Dove c’è del fumo c’è sempre qualcosa che brucia. E nel fuoco che scalda sotto la cenere del governo Meloni, la fiamma dell’argomento scottante resta sempre quello delle riforme. Che sia fiscale, federale o presidenziale ognuno sembra avere la propria priorità, resta la volontà l’unico punto in comune per i due alleati. L’importante è che si faccia, e che si passi alla storia. La polemica si è riaccesa con grade velocità ieri, 17 maggio, quando è stato pubblicato sul sito del Senato, e sui profili ufficiali di Linkedin, uno studio che boccia il testo di riforma di Calderoli. Lo studio presentava “alcune criticità” che comporterebbero un forte “rischio di disparità economiche fra le regioni”, minando di fatto la finalità della riforma.

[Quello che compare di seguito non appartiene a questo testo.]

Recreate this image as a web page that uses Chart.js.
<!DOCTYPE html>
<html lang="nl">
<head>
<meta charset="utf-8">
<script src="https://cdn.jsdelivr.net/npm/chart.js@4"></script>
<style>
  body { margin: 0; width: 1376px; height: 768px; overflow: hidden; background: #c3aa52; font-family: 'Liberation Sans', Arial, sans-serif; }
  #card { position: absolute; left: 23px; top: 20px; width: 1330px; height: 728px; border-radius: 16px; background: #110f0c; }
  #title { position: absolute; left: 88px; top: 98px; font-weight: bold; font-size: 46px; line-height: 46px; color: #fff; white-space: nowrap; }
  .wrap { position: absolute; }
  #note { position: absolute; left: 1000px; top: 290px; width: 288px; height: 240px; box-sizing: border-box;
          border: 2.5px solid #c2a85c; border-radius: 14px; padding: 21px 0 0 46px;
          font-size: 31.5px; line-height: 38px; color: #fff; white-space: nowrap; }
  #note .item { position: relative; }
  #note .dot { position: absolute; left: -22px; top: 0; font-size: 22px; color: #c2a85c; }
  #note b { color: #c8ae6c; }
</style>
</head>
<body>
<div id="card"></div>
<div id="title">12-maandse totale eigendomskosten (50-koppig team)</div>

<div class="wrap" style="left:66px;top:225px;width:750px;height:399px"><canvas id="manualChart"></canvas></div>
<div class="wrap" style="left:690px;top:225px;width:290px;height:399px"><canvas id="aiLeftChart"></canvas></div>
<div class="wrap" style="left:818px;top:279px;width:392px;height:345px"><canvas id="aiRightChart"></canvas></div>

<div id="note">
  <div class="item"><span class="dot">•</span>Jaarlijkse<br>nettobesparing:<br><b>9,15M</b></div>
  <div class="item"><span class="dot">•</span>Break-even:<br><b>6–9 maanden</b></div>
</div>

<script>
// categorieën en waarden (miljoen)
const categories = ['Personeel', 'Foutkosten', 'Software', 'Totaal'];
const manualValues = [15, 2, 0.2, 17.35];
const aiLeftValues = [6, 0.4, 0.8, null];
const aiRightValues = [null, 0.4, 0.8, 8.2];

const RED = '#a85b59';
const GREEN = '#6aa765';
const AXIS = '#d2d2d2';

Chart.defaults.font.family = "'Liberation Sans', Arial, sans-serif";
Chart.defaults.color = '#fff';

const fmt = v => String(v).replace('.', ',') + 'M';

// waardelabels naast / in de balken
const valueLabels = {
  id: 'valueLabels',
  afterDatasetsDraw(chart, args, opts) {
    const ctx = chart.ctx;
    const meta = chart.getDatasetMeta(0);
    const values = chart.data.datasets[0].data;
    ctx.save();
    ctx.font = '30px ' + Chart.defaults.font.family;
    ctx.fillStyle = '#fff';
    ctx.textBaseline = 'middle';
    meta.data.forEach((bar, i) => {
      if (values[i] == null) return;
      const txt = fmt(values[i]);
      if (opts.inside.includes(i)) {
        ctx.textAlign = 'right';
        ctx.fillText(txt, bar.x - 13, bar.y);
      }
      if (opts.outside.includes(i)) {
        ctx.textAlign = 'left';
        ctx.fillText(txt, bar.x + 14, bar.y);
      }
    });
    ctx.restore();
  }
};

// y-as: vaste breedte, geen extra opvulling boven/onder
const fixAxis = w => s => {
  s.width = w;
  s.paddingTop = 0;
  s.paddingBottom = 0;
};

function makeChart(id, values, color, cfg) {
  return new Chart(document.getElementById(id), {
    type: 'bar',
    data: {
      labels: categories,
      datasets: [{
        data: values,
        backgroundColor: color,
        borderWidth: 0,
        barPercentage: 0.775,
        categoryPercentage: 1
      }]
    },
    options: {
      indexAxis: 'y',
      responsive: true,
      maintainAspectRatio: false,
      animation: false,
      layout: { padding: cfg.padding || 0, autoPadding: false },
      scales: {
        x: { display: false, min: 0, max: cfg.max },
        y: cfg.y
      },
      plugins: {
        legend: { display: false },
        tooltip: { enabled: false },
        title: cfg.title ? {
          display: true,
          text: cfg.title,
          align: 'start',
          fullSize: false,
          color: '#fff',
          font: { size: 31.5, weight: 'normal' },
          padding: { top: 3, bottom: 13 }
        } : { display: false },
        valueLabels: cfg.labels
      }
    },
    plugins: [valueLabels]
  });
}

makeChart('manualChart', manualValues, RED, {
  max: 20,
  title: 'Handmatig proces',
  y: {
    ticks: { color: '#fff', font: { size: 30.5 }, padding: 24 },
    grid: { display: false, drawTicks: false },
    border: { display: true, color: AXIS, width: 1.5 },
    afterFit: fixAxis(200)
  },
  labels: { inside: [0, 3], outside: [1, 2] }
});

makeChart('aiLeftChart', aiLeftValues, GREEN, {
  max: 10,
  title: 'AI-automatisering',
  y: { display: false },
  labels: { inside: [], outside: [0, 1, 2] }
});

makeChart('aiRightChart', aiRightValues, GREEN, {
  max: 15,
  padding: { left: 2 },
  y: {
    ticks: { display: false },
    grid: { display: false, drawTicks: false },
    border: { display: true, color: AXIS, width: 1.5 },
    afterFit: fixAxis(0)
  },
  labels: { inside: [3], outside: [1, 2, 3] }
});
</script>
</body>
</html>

Riforme: attriti pericolosi tra Meloni e la Lega
Se non si trova un accordo e si continua con questa manfrina, in cui i partiti di maggioranza credono solo nella propria idea, si rischia che l’elefante partorisca l’inutile topolino. Non bisogna dimenticare infatti che la riforma federalista resta la bandiera più importante per il partito di Salvini e Calderoli. Il governo meloni dal canto suo ha dimostrato con i fatti di voler aprire al dialogo con le opposizioni. Ma lo ha fatto dai palazzi del governo mentre sarebbe stato più opportuno farlo in parlamento, sede primaria del potere legislativo.
Il report era solo un errore, non c’è stata nessuna manina maligna
Dalle pagine del Corriere della Sera è il presidente del Senato La Russa che si affretta a minimizzare i possibili danni del documento apparso su Linkedin, “Non c’è alcuna manina. Si è trattato di un puro errore”. E a chi lo accusava di esserci proprio lui dietro tutto questo, risponde: “Ma no! Nessun presidente del Senato sarebbe così sciocco da fare una cosa simile esponendosi a giustificate critiche”. Insomma, se gli indizi raccontano di un possibile attrito sulle priorità da riformare tra alleati, il Presidente La Russa ci tiene a precisare che c’è larga condivisione d’intenti e che “non c’è nessun retroscena di valenza politica. Era un dossier come tanti che per errore è stato pubblicato prima che venisse licenziato dagli uffici”.